== Dataset excerpts ==

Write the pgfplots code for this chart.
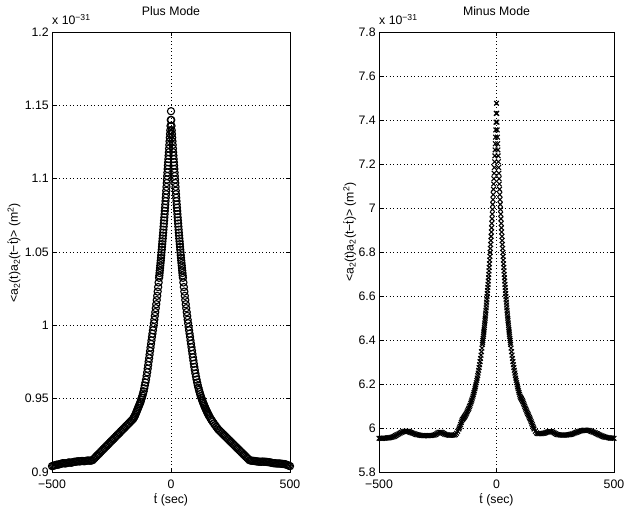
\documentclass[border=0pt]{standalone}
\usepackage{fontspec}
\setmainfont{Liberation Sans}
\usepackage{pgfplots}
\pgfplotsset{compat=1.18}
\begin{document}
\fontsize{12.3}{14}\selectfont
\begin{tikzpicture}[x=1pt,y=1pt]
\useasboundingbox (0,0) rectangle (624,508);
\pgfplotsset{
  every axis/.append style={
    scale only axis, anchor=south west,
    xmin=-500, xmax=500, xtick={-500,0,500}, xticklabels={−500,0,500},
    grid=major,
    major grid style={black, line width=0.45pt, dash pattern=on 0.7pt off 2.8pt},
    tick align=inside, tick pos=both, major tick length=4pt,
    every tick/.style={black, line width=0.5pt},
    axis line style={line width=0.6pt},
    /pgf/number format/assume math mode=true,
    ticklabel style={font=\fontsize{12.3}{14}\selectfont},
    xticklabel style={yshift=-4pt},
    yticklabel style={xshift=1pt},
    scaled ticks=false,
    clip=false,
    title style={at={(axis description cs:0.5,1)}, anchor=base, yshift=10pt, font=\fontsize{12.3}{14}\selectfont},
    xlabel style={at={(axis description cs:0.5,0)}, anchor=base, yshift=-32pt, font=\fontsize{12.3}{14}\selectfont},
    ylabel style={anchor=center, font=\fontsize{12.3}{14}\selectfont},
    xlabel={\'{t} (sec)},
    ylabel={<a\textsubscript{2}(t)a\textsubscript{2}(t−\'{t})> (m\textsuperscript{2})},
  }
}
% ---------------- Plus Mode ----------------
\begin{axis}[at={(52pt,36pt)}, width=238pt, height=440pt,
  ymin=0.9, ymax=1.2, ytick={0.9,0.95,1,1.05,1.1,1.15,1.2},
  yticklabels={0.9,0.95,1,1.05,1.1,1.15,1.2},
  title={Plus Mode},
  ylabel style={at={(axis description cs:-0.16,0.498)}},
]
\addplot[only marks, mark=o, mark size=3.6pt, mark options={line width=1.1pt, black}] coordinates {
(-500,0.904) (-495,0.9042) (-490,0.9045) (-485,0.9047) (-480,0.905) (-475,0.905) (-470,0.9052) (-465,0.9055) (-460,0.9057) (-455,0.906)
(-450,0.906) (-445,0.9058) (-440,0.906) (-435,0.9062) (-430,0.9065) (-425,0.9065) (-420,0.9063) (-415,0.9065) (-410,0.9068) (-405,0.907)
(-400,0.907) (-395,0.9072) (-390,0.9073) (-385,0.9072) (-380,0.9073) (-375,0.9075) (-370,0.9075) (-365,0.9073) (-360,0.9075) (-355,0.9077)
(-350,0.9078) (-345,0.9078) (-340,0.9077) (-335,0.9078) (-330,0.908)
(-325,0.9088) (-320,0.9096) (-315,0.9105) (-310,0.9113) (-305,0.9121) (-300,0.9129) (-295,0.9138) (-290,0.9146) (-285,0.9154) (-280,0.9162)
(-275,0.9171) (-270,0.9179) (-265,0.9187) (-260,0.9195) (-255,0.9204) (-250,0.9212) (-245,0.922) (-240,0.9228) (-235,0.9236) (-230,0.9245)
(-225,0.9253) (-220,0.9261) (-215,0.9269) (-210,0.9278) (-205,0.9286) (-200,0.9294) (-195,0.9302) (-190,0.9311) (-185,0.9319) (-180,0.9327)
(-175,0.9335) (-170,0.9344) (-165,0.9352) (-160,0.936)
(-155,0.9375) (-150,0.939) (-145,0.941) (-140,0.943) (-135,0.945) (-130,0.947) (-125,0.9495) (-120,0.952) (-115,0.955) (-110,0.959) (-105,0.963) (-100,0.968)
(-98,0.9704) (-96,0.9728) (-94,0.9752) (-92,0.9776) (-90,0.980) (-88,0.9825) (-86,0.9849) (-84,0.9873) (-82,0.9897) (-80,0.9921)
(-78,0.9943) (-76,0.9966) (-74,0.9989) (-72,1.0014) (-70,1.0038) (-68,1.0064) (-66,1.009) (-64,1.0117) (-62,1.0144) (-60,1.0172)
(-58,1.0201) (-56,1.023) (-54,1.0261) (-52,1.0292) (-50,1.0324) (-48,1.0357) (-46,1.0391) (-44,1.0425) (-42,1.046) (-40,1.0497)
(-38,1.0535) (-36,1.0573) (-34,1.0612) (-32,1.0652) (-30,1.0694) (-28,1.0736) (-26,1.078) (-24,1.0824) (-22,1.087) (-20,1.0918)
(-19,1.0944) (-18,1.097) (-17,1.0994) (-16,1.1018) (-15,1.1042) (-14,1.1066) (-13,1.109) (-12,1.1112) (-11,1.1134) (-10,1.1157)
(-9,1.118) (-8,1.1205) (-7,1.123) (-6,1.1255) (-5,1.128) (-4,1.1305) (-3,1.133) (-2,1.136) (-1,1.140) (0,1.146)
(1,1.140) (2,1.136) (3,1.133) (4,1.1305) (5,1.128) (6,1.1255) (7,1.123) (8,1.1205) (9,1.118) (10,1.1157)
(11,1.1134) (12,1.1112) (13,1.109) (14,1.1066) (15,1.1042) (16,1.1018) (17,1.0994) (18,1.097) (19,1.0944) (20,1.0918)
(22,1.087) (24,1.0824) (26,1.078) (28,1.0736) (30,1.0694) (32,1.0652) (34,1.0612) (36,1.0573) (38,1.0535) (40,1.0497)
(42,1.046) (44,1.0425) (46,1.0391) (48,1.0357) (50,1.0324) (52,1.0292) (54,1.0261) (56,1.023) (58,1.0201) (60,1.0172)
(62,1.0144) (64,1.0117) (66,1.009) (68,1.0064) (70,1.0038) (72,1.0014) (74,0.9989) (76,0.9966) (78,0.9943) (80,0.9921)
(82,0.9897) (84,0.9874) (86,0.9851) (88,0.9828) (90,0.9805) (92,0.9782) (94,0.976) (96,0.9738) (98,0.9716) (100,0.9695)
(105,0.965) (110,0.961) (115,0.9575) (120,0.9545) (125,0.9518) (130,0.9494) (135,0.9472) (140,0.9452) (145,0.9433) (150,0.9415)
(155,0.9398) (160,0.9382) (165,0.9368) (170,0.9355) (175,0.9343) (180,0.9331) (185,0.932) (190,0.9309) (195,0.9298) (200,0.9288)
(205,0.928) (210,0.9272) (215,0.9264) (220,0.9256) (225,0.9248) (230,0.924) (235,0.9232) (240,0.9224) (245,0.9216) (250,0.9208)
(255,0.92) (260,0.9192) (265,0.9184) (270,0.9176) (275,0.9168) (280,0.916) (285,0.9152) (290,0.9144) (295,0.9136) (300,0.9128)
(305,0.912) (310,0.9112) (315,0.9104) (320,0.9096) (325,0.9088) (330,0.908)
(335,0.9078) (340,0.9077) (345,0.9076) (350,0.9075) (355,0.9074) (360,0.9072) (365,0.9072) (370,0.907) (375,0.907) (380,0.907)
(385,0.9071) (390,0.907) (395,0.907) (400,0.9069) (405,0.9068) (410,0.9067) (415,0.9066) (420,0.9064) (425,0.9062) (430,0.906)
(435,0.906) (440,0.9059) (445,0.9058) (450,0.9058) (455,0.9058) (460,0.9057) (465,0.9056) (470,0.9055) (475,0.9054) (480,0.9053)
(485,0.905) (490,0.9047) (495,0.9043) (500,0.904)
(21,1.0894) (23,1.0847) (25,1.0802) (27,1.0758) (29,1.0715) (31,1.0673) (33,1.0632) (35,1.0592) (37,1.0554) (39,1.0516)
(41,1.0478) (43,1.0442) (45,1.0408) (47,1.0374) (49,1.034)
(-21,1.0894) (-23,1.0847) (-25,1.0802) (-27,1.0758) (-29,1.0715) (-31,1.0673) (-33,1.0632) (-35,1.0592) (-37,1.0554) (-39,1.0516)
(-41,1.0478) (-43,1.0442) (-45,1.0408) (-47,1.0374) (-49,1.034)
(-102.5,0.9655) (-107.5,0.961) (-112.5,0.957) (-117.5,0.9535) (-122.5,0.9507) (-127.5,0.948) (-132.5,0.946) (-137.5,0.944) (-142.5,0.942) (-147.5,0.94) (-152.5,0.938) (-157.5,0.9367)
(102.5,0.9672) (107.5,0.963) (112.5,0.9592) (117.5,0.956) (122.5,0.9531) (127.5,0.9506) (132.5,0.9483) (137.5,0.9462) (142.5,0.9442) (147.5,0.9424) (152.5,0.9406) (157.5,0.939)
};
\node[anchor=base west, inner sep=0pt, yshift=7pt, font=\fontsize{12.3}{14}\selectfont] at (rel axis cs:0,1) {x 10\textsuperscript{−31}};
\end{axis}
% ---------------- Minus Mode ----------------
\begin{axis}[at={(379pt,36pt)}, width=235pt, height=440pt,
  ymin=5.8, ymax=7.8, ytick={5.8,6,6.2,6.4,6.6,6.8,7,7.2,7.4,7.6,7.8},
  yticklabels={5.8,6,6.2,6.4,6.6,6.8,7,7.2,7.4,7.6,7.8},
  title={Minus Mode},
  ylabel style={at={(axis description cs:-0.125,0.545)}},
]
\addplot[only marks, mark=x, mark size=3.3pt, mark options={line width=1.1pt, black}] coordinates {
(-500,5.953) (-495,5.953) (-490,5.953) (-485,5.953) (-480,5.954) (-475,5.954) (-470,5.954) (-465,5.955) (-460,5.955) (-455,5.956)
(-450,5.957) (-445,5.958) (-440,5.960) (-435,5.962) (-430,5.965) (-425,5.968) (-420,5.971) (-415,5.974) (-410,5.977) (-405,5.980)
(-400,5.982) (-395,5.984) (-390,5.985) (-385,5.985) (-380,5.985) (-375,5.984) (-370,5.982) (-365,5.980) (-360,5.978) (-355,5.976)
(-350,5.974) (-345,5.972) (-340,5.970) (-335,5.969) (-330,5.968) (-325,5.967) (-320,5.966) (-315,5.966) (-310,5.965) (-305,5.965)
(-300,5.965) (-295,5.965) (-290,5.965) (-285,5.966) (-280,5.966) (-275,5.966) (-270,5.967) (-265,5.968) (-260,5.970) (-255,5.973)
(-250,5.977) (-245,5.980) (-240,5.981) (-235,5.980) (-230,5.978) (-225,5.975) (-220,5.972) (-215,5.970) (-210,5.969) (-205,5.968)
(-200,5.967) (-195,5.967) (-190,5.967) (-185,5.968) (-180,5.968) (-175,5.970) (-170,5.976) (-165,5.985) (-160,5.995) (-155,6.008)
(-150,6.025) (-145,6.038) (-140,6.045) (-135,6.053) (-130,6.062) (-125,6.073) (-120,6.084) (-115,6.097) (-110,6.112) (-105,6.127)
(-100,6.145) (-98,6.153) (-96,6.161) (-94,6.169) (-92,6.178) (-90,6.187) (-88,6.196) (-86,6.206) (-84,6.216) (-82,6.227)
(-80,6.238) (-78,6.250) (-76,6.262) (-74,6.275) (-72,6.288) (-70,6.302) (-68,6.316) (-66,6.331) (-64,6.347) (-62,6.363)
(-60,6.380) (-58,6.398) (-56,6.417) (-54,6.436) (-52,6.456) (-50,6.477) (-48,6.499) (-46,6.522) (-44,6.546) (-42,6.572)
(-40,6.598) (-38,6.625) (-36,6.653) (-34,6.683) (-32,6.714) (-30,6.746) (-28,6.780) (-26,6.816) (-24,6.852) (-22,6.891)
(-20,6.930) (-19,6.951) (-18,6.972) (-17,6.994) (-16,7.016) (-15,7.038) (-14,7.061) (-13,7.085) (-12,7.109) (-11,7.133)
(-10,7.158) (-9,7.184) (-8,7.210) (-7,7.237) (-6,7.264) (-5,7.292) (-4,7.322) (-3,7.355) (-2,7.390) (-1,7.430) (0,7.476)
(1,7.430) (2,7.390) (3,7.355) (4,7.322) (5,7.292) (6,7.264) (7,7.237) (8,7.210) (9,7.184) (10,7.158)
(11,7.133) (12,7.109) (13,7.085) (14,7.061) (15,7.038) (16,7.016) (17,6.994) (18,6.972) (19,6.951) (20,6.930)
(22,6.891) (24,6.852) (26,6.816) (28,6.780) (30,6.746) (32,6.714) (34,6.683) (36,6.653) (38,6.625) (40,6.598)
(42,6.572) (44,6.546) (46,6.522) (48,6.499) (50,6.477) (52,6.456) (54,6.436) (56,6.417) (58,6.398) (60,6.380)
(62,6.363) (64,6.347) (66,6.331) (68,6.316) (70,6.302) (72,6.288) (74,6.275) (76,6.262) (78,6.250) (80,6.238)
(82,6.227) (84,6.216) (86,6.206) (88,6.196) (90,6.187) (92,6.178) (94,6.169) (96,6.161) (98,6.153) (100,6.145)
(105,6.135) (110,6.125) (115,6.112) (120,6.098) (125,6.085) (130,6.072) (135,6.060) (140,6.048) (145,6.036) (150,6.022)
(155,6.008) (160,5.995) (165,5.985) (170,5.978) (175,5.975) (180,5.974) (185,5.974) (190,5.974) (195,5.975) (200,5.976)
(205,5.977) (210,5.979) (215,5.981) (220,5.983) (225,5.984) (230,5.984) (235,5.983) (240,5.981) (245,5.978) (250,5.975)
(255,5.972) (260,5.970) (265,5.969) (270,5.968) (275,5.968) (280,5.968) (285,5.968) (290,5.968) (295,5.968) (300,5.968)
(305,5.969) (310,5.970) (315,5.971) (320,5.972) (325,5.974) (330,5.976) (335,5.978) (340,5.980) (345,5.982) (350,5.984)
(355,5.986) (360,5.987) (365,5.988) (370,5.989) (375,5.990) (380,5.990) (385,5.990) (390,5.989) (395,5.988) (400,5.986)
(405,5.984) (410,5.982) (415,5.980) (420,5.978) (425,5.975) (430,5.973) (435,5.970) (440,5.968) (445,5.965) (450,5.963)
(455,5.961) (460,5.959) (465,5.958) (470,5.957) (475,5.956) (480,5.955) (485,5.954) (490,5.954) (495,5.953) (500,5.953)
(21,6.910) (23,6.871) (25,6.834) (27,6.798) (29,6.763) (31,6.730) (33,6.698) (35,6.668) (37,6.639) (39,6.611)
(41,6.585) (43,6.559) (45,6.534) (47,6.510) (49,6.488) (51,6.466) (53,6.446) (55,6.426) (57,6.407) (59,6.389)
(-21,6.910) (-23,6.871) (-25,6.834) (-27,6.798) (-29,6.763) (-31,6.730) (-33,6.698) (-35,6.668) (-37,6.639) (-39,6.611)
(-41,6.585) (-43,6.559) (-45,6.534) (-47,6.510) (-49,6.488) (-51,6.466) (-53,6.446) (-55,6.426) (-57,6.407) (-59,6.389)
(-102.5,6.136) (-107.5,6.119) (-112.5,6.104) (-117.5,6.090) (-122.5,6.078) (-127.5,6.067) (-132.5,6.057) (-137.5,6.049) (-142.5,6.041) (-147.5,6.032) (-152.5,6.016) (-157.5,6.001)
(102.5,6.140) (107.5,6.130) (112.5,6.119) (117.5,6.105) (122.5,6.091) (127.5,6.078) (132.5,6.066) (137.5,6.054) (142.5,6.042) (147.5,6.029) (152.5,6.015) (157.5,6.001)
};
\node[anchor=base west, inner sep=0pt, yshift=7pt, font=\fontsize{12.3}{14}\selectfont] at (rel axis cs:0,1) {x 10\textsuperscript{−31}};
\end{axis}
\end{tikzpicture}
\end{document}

===
== Dataset excerpts ==

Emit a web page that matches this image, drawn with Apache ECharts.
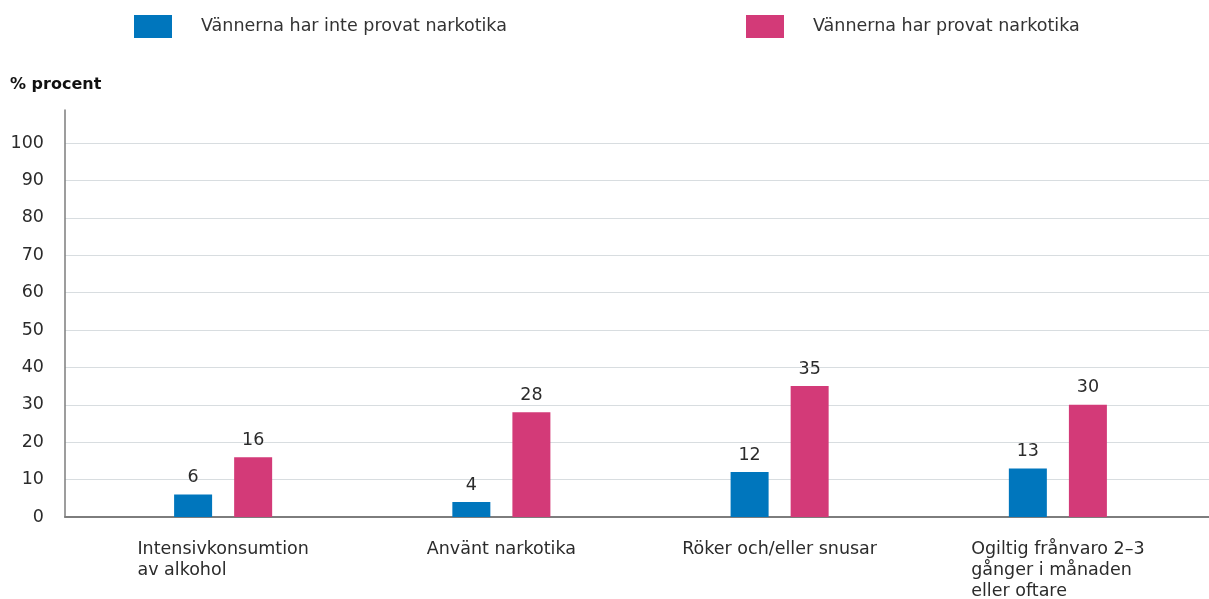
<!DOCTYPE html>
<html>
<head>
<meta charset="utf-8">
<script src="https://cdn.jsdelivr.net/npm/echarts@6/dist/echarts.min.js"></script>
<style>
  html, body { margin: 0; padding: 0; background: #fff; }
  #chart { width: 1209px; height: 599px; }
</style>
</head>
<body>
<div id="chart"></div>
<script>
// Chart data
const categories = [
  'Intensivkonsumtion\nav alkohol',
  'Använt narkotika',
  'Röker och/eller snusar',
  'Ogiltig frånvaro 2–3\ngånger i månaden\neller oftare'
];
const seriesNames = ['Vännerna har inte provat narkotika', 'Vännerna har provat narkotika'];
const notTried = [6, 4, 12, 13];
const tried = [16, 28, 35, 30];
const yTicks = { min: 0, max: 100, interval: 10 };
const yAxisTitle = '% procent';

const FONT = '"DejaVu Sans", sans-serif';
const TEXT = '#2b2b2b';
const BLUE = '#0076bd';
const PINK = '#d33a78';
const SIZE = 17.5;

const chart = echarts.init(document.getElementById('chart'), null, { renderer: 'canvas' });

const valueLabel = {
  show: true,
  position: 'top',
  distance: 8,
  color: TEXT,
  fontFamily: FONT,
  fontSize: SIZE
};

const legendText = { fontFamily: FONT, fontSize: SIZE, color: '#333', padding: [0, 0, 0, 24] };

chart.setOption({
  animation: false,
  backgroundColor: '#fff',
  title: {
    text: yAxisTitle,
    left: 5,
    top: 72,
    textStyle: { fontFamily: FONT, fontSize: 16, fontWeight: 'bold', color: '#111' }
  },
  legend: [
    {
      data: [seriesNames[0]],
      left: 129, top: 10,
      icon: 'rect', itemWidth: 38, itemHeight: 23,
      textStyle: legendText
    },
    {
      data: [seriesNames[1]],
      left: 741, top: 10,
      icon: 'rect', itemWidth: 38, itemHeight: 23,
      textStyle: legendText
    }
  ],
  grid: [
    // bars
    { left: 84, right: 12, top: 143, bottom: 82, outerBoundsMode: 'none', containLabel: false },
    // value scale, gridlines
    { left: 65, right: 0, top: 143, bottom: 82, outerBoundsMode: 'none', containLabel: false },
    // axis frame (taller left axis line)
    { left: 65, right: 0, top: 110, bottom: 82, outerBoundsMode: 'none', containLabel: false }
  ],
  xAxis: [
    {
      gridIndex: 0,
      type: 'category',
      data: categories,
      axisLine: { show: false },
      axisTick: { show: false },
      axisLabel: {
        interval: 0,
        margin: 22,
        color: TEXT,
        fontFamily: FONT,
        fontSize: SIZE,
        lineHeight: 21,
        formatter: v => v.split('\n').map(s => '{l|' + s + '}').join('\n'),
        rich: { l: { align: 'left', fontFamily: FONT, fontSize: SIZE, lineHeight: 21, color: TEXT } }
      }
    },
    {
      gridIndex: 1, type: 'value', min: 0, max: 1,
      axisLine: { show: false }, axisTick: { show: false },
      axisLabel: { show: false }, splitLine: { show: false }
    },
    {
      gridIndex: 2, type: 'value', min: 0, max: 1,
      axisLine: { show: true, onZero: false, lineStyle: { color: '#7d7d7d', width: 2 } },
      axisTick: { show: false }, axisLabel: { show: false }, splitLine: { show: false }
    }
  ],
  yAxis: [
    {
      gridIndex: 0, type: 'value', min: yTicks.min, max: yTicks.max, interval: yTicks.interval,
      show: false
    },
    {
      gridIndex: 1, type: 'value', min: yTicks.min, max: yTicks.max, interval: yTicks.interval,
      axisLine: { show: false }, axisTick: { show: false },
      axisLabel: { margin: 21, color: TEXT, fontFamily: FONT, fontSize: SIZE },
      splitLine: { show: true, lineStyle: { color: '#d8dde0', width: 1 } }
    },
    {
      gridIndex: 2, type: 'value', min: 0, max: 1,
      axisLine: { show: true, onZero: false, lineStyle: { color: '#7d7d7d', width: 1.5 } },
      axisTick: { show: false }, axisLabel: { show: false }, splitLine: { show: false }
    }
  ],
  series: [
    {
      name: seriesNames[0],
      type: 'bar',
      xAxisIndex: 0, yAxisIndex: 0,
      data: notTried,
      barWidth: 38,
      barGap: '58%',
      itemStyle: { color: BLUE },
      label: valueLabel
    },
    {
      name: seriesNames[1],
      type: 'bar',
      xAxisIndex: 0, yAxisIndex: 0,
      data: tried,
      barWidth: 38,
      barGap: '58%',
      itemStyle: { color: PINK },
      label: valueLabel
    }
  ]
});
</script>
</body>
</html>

===

Take every line containing the word "this" and copy it.

Write the pgfplots code for this chart.
Emit a web page that matches this image, drawn with Apache ECharts.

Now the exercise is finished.